=== PROVIDED DATA ===

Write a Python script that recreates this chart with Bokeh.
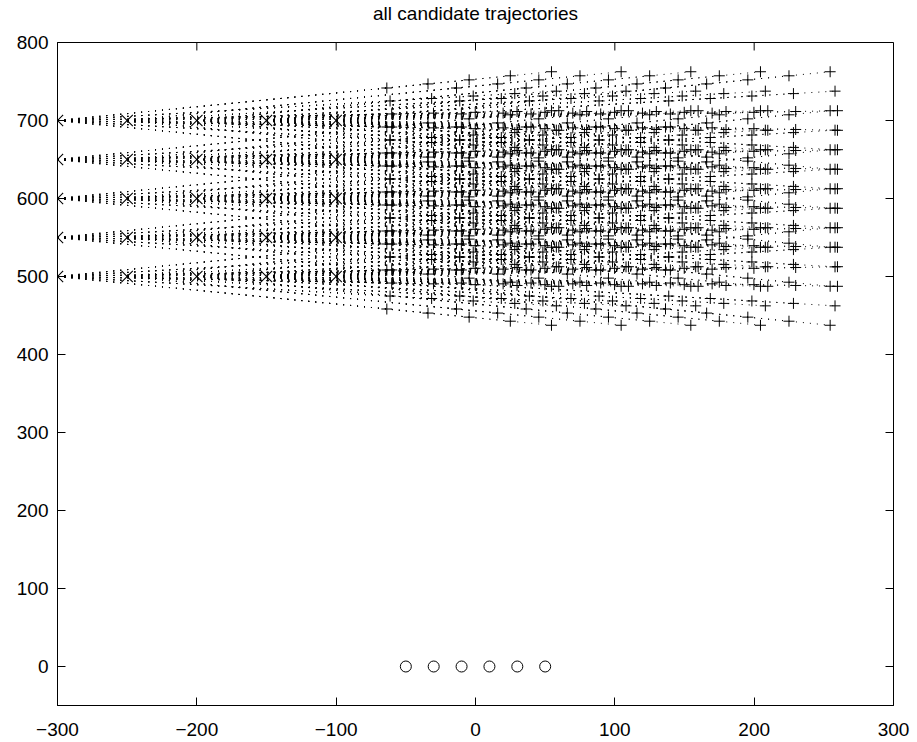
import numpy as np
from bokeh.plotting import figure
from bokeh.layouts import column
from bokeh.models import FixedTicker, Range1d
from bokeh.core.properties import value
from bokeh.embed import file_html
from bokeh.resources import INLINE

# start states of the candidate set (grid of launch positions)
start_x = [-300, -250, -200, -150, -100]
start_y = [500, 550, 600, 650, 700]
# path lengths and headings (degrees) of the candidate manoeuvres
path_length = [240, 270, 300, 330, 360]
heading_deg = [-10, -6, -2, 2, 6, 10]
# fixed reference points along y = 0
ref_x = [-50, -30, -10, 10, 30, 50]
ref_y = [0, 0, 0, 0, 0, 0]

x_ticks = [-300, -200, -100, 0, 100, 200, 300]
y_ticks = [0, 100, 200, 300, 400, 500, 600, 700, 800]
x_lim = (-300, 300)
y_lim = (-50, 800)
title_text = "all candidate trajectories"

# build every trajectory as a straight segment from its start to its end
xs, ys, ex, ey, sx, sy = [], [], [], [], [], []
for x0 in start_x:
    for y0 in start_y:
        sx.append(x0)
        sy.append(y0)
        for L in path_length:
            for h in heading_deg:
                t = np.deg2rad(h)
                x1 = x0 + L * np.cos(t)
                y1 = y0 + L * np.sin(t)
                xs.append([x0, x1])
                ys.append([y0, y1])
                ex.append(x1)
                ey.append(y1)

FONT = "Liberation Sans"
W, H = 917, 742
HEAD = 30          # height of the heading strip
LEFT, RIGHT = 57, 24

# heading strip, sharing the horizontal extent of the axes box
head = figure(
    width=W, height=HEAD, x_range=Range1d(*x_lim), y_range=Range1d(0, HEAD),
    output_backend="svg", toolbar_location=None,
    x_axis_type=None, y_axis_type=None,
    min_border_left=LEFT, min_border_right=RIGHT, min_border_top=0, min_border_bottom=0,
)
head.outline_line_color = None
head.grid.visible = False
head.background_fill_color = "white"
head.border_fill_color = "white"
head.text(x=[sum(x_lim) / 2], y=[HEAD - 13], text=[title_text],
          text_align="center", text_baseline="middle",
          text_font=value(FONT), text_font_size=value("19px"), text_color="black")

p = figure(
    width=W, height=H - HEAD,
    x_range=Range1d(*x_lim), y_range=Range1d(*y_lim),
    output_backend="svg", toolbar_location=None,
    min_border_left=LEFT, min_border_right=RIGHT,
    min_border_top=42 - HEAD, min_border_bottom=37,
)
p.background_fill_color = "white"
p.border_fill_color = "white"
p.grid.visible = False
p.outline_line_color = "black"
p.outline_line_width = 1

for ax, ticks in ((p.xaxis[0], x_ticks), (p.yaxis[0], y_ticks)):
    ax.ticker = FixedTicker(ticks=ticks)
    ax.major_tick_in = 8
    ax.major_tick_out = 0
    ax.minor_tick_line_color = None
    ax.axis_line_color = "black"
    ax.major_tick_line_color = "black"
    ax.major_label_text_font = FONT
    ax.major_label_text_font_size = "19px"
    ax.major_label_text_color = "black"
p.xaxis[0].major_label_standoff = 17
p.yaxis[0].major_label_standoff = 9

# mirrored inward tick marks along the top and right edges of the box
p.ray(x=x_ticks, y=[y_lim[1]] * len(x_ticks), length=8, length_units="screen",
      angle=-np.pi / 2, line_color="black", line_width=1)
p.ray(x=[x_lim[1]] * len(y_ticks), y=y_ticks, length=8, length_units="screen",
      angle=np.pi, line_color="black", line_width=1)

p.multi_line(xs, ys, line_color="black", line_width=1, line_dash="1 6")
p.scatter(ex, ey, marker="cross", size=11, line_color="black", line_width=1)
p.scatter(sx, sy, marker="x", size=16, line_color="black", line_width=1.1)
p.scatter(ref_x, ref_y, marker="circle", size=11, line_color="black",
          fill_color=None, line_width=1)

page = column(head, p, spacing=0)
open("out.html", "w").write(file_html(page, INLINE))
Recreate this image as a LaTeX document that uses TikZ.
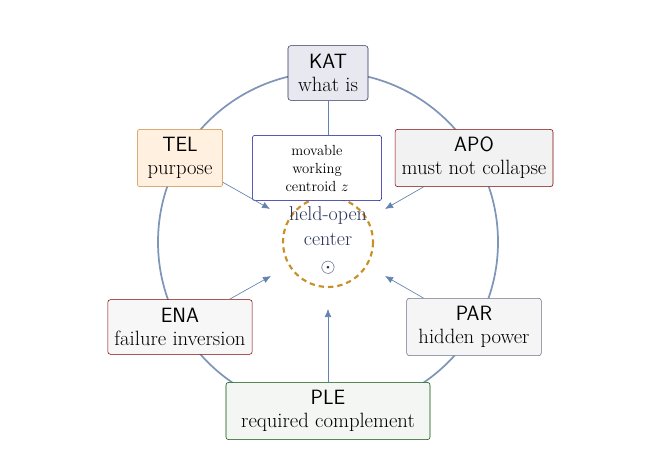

===

▸ TASK DESCRIPTION
Look through the material above and pick out each line holding the word "that".

▸ ANSWER TO THE PROBLEM
Write a Python script that recreates this chart with Bokeh.
Recreate this image as a LaTeX document that uses TikZ.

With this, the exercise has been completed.